The issues you must keep in mind if Manual Resistance is part of your program:
- We have a concussion crisis in athletics. The absolute best tools for strength training the muscular that lowers subconcussive forces are the 4- Way and 5- Way Head and Neck Machines. Manual resistance can be used to augment these exercises or used when these devices are not available but the 4 and 5 -Way Head and Neck Machines should be priorities in your facilities.
- When training manually all athletes must understand the rules and not only perform the exercise themselves but be able to teach, as well as administer the exercise to others.
- Once an athlete understands how to perform manual resistance it requires the same effort and motivation as if trying to improve on a bench, squat, clean or any other strength training exercise.
- When training manually to progressively overload it requires some strength measurement to track progress. A circumference will give you information but fluctuates in regards to time of day, body composition and other physiological variables.
- Remember when training manually around the head and neck athletes should have clean hands especially during flu season.
- After a head or neck injury you need strength values for return-to-play. The athletic trainer and physician use strength levels of the shoulder and knees for return-to-play but without a neck machine and previously obtained strength results one can only guess about the levels needed to resume activity safely.
Manual Resistance Rules
1). Each athlete must know and understand the rules.
2). The Lifter begins each exercise with the goal of 6-8 reps. This requires pacing, in other words, the first repetition is not an all out effort. The effort must be increasing for every subsequent repetition.
2a). The Spotter should allow the lifter to perform each repetition at the same pace or speed of movement. This will require different amounts of pressure by the spotter during the rep (because of leverage). The lifter will feel as though the resistance is similar at all joint angles (the resistance will feel smooth).
3). The lowering phase of every repetition should be slower than the raising phase. A guide in learning manual resistance is raise the involved limbs up in 1-2 seconds or at a 1-2 count and lower them in 4-5 seconds or at a 4 or 5 count.
3a). The Spotter must make sure that they feel more force by the lifter during the lowering phase of each repetition.
4). The Lifter should continually contract their target musculature during the raising phase and the lowering phase of every repetition.

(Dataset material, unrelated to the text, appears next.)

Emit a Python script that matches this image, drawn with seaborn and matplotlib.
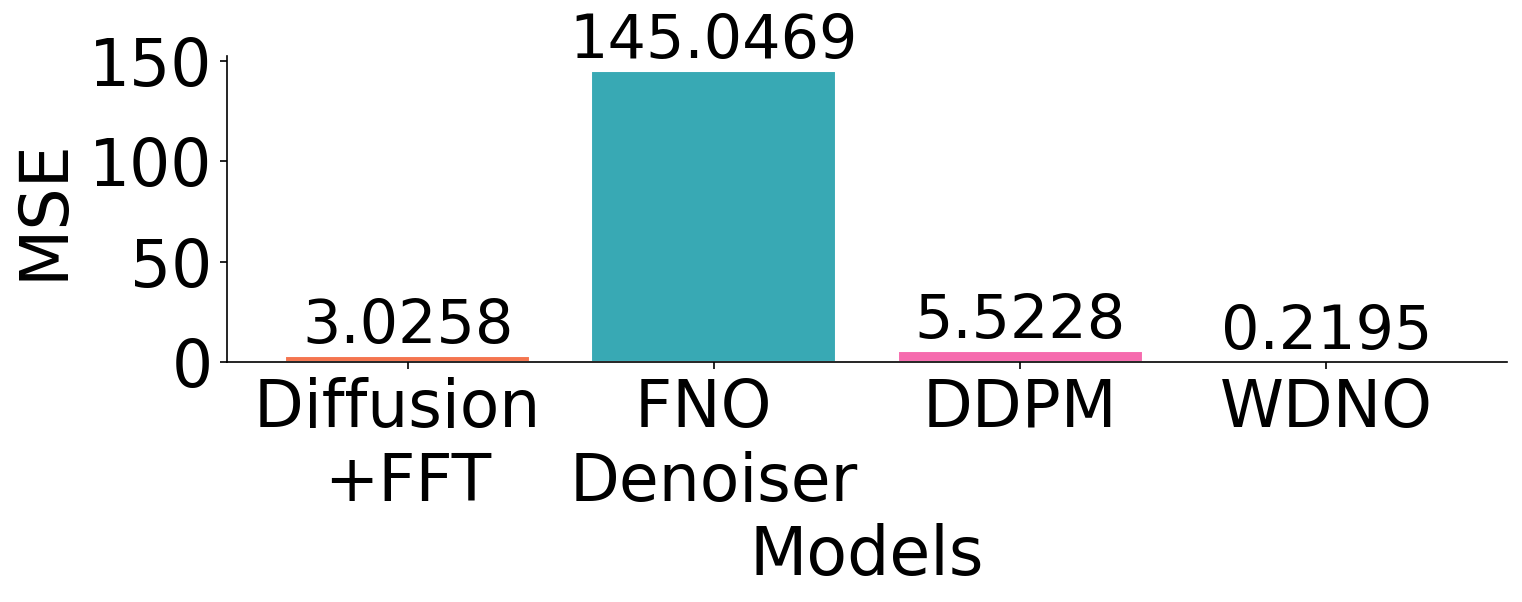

4a). The Spotter must give feedback to the lifter to ensure there is always a constant contraction on every repetition performed. The spotter should identify any relaxation or loss of force by the lifter during the movement.
5). The Lifter should pause with pressure against the spotter’s resistance at the top of every movement. Pausing with pressure and no relaxation is extremely difficult.
5a). The Spotter should insure the lifter is applying force at the top of the movement. The spotter must feel if the lifter is relaxing. The spotter must ease slowly into the lowering phase of the exercise. Slowly easing into the lowering phase or decent is extremely important.
6). The exercise is completed when the athlete reaches momentary muscular failure.